Jerome Cohen, Professor of Law and co-director of the Law School’s U.S.-Asia Law Institute, personally urged Taiwan President Ma Ying-jeou (LL.M. ’76) to establish an independent, impartial commission to investigate reports of detentions and police brutality during last month’s protests against the visit of Chairman Chen Yunlin of the Association for Relations Across the Taiwan Strait.
More than 100 people, including police and protesters, were injured in the demonstrations.

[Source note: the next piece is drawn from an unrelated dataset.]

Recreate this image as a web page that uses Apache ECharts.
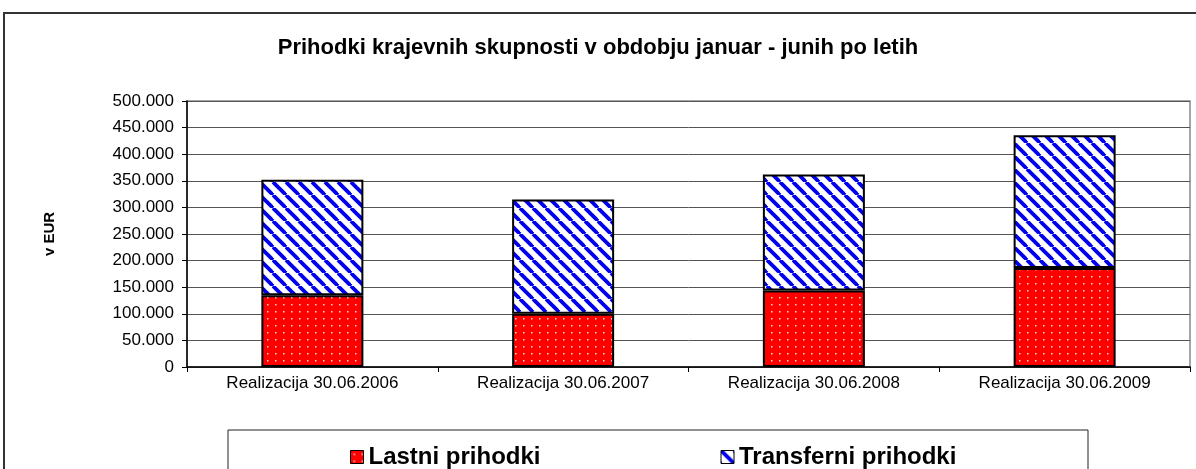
<!DOCTYPE html>
<html lang="sl">
    <head>
        <meta charset="utf-8">
        <title>Prihodki krajevnih skupnosti</title>
        <style>
            html, body { margin: 0; padding: 0; background: #fff; }
        </style>
    </head>

    <body>
        <div id="echart" style="width: 1196px; height: 469px;"></div>
        <script src="https://cdn.jsdelivr.net/npm/echarts@6/dist/echarts.min.js"></script>
        <script>
            // podatki (odčitani s slike)
            let categories = ['Realizacija 30.06.2006', 'Realizacija 30.06.2007', 'Realizacija 30.06.2008', 'Realizacija 30.06.2009'];
            let lastni = [135000, 100000, 144000, 186000];
            let transferni = [217000, 215000, 218000, 249500];
            let yTicks = [0, 50000, 100000, 150000, 200000, 250000, 300000, 350000, 400000, 450000, 500000];

            // vzorec: rdeče s pikami
            function dotPattern() {
                let c = document.createElement('canvas');
                c.width = 8; c.height = 7;
                let ctx = c.getContext('2d');
                ctx.fillStyle = '#ff0000';
                ctx.fillRect(0, 0, 8, 7);
                ctx.fillStyle = '#ffd8d8';
                ctx.fillRect(3, 3, 1.5, 1.5);
                return { image: c, repeat: 'repeat' };
            }

            // vzorec: modre diagonalne črte
            function stripePattern() {
                let s = 13;
                let c = document.createElement('canvas');
                c.width = s; c.height = s;
                let ctx = c.getContext('2d');
                ctx.fillStyle = '#ffffff';
                ctx.fillRect(0, 0, s, s);
                ctx.strokeStyle = '#0000ee';
                ctx.lineWidth = 3.8;
                for (let k of [-s, 0, s]) {
                    ctx.beginPath();
                    ctx.moveTo(k, 0);
                    ctx.lineTo(k + s, s);
                    ctx.stroke();
                }
                return { image: c, repeat: 'repeat' };
            }

            let fmt = v => v === 0 ? '0' : v.toLocaleString('de-DE');
            let font = 'Liberation Sans, Arial, sans-serif';

            let myChart = echarts.init(document.getElementById('echart'));
            let option = {
                animation: false,
                backgroundColor: '#fff',
                title: {
                    text: 'Prihodki krajevnih skupnosti v obdobju januar - junih po letih',
                    left: 'center',
                    top: 32,
                    textStyle: { fontFamily: font, fontSize: 22, fontWeight: 'bold', color: '#000' }
                },
                graphic: [
                    {
                        type: 'rect', z: -10,
                        shape: { x: 4, y: 13, width: 1250, height: 520 },
                        style: { fill: null, stroke: '#333', lineWidth: 2 }
                    },
                    {
                        type: 'rect', z: -5,
                        shape: { x: 228, y: 430, width: 860, height: 80 },
                        style: { fill: '#fff', stroke: '#222', lineWidth: 1 }
                    }
                ],
                legend: {
                    left: 345,
                    top: 440,
                    itemWidth: 13,
                    itemHeight: 13,
                    itemGap: 180,
                    icon: 'rect',
                    itemStyle: { borderColor: '#000', borderWidth: 1 },
                    textStyle: { fontFamily: font, fontSize: 24, fontWeight: 'bold', color: '#000' },
                    data: ['Lastni prihodki', 'Transferni prihodki']
                },
                grid: {
                    left: 187, right: 6, top: 101, bottom: 102,
                    show: true, borderColor: '#888', borderWidth: 1.5
                },
                xAxis: {
                    type: 'category',
                    data: categories,
                    axisLine: { lineStyle: { color: '#000', width: 1.5 } },
                    axisTick: { show: true, length: 5, lineStyle: { color: '#000' } },
                    axisLabel: { margin: 8, fontFamily: font, fontSize: 17, color: '#000' }
                },
                yAxis: {
                    type: 'value',
                    min: yTicks[0],
                    max: yTicks[yTicks.length - 1],
                    interval: yTicks[1] - yTicks[0],
                    name: 'v EUR',
                    nameLocation: 'middle',
                    nameRotate: 90,
                    nameGap: 130,
                    nameTextStyle: { fontFamily: font, fontSize: 15, fontWeight: 'bold', color: '#000' },
                    axisLine: { show: true, lineStyle: { color: '#000', width: 1.5 } },
                    axisTick: { show: true, length: 5, lineStyle: { color: '#000' } },
                    axisLabel: { margin: 13, fontFamily: font, fontSize: 17, color: '#000', formatter: fmt },
                    splitLine: { lineStyle: { color: '#555', width: 1 } }
                },
                series: [
                    {
                        name: 'Lastni prihodki',
                        type: 'bar',
                        stack: 'skupaj',
                        barWidth: 102,
                        data: lastni,
                        itemStyle: { color: dotPattern(), borderColor: '#000', borderWidth: 2 }
                    },
                    {
                        name: 'Transferni prihodki',
                        type: 'bar',
                        stack: 'skupaj',
                        barWidth: 102,
                        data: transferni,
                        itemStyle: { color: stripePattern(), borderColor: '#000', borderWidth: 2 }
                    }
                ]
            };
            myChart.setOption(option);
        </script>
    </body>
</html>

According to Cohen, who is also a senior fellow of the Council of Foreign Relations, President Ma does not think a commission is necessary because that task should fall to the Control Yuan, one of the five branches of the Republic of China government in Taipei.
“Sure, let’s give the Control Yuan a chance,” Cohen told the Taipei Times. “But I want to see it act effectively. At the same time, a commission comprised of NGOs [non-governmental organizations] should also be set up.”
Cohen, who was President Ma’s professor when he was a student at Harvard Law School in the late 1970s and early 1980s, did offer praise for the neutrality of Taiwan’s judicial system.
“Since the early 1990s, Taiwan, by and large, has developed neutrality of prosecutors and judges,” Cohen said to the Taipei Times. “I have met prosecutors, lawyers, law professors, and I have a pretty good feeling about it.”